Good to know! Thanks for explaining the mystery! (I tried your repo but wasn't able to reproduce the slowness, and now I know why)

malcolmbarrett commented 3 years ago

I had a related issue where I was getting the netlify error template for shortcode "blogdown/postref" not found and blogdown::check_site() was telling me to add to git that shortcode to git. I'm sharing my solution here in case anyone else has trouble and stumbles on this post.

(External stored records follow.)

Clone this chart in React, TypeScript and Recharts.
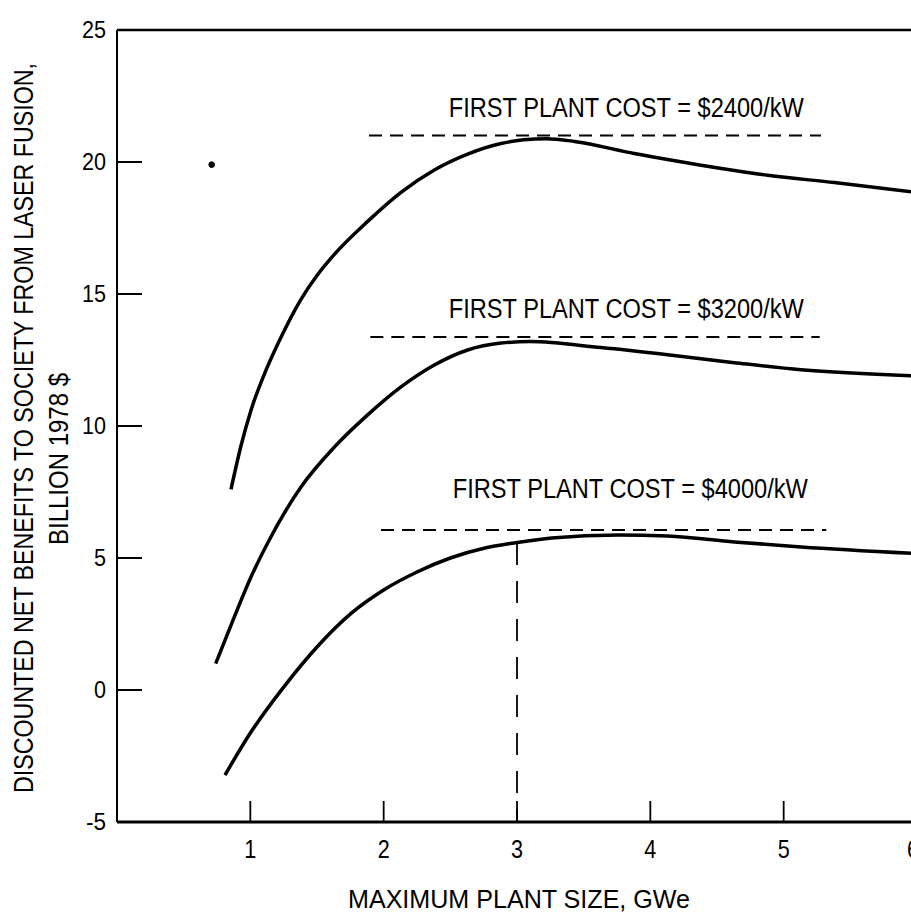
import React from 'react';
import { LineChart, Line, XAxis, YAxis, ReferenceLine, ReferenceDot } from 'recharts';

const FONT = "'Liberation Sans Narrow', 'Liberation Sans', Arial, sans-serif";

const xTicks = [1, 2, 3, 4, 5, 6];
const yTicks = [-5, 0, 5, 10, 15, 20, 25];

const cost2400X = [0.855, 0.93, 1.005, 1.1, 1.21, 1.38, 1.5, 1.63, 1.88, 2.13, 2.38, 2.63, 2.88, 3.05, 3.22, 3.43, 3.88, 4.38, 4.88, 5.38, 6.0];
const cost2400Y = [7.6, 9.25, 10.6, 11.9, 13.15, 14.8, 15.7, 16.5, 17.75, 18.85, 19.7, 20.3, 20.7, 20.84, 20.88, 20.78, 20.32, 19.88, 19.5, 19.22, 18.85];

const cost3200X = [0.74, 0.88, 1.005, 1.13, 1.38, 1.63, 1.88, 2.13, 2.38, 2.63, 2.88, 3.1, 3.63, 4.13, 4.63, 5.13, 6.0];
const cost3200Y = [1.0, 2.77, 4.28, 5.57, 7.69, 9.2, 10.42, 11.48, 12.31, 12.88, 13.14, 13.2, 12.97, 12.7, 12.4, 12.13, 11.9];

const cost4000X = [0.81, 1.0, 1.25, 1.5, 1.76, 2.0, 2.25, 2.5, 2.76, 2.98, 3.26, 3.76, 4.13, 4.63, 5.13, 6.0];
const cost4000Y = [-3.22, -1.63, 0.11, 1.63, 2.92, 3.79, 4.47, 5.0, 5.38, 5.57, 5.76, 5.87, 5.83, 5.61, 5.42, 5.17];

const costLabels = ['FIRST PLANT COST = $2400/kW', 'FIRST PLANT COST = $3200/kW', 'FIRST PLANT COST = $4000/kW'];
const labelX = [3.82, 3.82, 3.85];
const labelY = [21.7, 14.09, 7.27];

const optimumY = [21.0, 13.37, 6.06];
const optimumStart = [1.89, 1.9, 1.98];
const optimumEnd = [5.28, 5.27, 5.32];

const markerX = 3;
const markerTop = 5.57;
const markerBottom = -5;

const strayDotX = 0.71;
const strayDotY = 19.9;

const toPoints = (xs: number[], ys: number[]) => xs.map((x, i) => ({ x, y: ys[i] }));
const series = [toPoints(cost2400X, cost2400Y), toPoints(cost3200X, cost3200Y), toPoints(cost4000X, cost4000Y)];

const YTick = (props: any) => {
  const { x, y, payload } = props;
  const v = payload.value;
  const s = String(v);
  const w = s === '-5' ? 20 : s.length * 12;
  return (
    <g>
      {v > -5 && v < 25 && <line x1={x} x2={x + 25} y1={y} y2={y} stroke="#000" strokeWidth={2} />}
      <text
        x={x - 11}
        y={y + 8}
        textAnchor="end"
        fontSize={24}
        fontFamily={FONT}
        fill="#000"
        textLength={w}
        lengthAdjust="spacingAndGlyphs"
      >
        {s}
      </text>
    </g>
  );
};

const XTick = (props: any) => {
  const { x, y, payload } = props;
  const v = payload.value;
  return (
    <g>
      {v < 6 && <line x1={x} x2={x} y1={y - 21} y2={y} stroke="#000" strokeWidth={1.8} />}
      <text
        x={v === 6 ? x - 4 : x}
        y={y + 36}
        textAnchor="middle"
        fontSize={25}
        fontFamily={FONT}
        fill="#000"
        textLength={12}
        lengthAdjust="spacingAndGlyphs"
      >
        {String(v)}
      </text>
    </g>
  );
};

const makeLabelShape = (text: string) => (props: any) => (
  <text
    x={props.cx}
    y={props.cy}
    textAnchor="middle"
    fontSize={27}
    fontFamily={FONT}
    fill="#000"
    textLength={355}
    lengthAdjust="spacingAndGlyphs"
  >
    {text}
  </text>
);

export default function App() {
  return (
    <div style={{ position: 'absolute', left: 0, top: 0, width: 911, height: 913, overflow: 'hidden', background: '#fff' }}>
      <LineChart width={930} height={913} margin={{ top: 30, right: 13, bottom: 31, left: 37 }}>
        <XAxis
          type="number"
          dataKey="x"
          domain={[0, 6]}
          ticks={xTicks}
          interval={0}
          allowDataOverflow
          tickSize={0}
          tickMargin={0}
          tickLine={false}
          height={60}
          axisLine={{ stroke: '#000', strokeWidth: 3 }}
          tick={<XTick />}
        />
        <YAxis
          type="number"
          dataKey="y"
          domain={[-5, 25]}
          ticks={yTicks}
          interval={0}
          allowDataOverflow
          tickSize={0}
          tickMargin={0}
          tickLine={false}
          width={80}
          axisLine={{ stroke: '#000', strokeWidth: 2 }}
          tick={<YTick />}
        />
        <ReferenceLine y={25} stroke="#000" strokeWidth={2.5} />
        {optimumY.map((yv, i) => (
          <ReferenceLine
            key={'opt' + i}
            segment={[{ x: optimumStart[i], y: yv }, { x: optimumEnd[i], y: yv }]}
            stroke="#000"
            strokeWidth={2}
            strokeDasharray="13 8"
          />
        ))}
        <ReferenceLine
          segment={[{ x: markerX, y: markerTop }, { x: markerX, y: markerBottom }]}
          stroke="#000"
          strokeWidth={1.8}
          strokeDasharray="22 16"
        />
        {series.map((d, i) => (
          <Line
            key={'s' + i}
            data={d}
            dataKey="y"
            type="monotone"
            dot={false}
            stroke="#000"
            strokeWidth={3.5}
            isAnimationActive={false}
          />
        ))}
        {costLabels.map((t, i) => (
          <ReferenceDot key={'lbl' + i} x={labelX[i]} y={labelY[i]} r={0} shape={makeLabelShape(t)} />
        ))}
        <ReferenceDot x={strayDotX} y={strayDotY} r={2.8} fill="#000" stroke="#000" />
      </LineChart>
      <svg width={911} height={913} style={{ position: 'absolute', left: 0, top: 0, pointerEvents: 'none' }}>
        <text
          transform="translate(33,428) rotate(-90)"
          textAnchor="middle"
          fontSize={27}
          fontFamily={FONT}
          fill="#000"
          textLength={730}
          lengthAdjust="spacingAndGlyphs"
        >
          DISCOUNTED NET BENEFITS TO SOCIETY FROM LASER FUSION,
        </text>
        <text
          transform="translate(68,459) rotate(-90)"
          textAnchor="middle"
          fontSize={27}
          fontFamily={FONT}
          fill="#000"
          textLength={172}
          lengthAdjust="spacingAndGlyphs"
        >
          BILLION 1978 $
        </text>
        <text
          x={519}
          y={908}
          textAnchor="middle"
          fontSize={25}
          fontFamily={FONT}
          fill="#000"
          textLength={342}
          lengthAdjust="spacingAndGlyphs"
        >
          MAXIMUM PLANT SIZE, GWe
        </text>
      </svg>
    </div>
  );
}
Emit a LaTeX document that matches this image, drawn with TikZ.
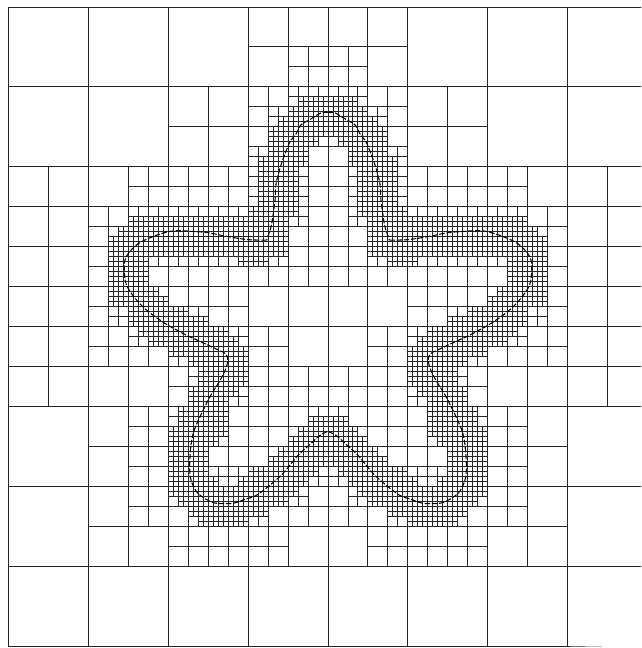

What was happening in my case was the I had blogdown/ in my .gitignore (not sure if this is recommended since it is not suggested in check_site()). layouts/shortcodes/blogdown/ was getting git ignored as a consequence. To fix this, I had to target just the top-level folder by changing it to /blogdown/

cderv commented 3 years ago

Thanks @malcolmbarrett !

I think it could be a good idea to add this one in check_gitignore : If blogdown/ is found advice to change it to /blogdown/* as I think this folder was indeed something put in gitignore file in blogdown websites.

yihui commented 3 years ago

@cderv Good idea indeed. Please feel free to make the change in the master branch. I feel this should be straightforward to implement. If you are not sure, sending a PR is also good! Thanks!

cderv commented 3 years ago

@yihui I have done it. I just wonder if we should also use /dir/ for public or ressources.

In gitignore pattern the / are used to indicate no recursivity, so a path directly relative to the .gitignore. This is why blogdown alone was too much: all path with blogdown somewhere where ignored.

What do you think ?

llrs commented 3 years ago

I suggest to do it. I initially had set up that way (public/, ...) but following blogdown::check_site() I removed the trailing slash as it wouldn't stop complaining...

cderv commented 3 years ago

As @llrs confirmed it as a potential annoying case, I also pushed a change for it.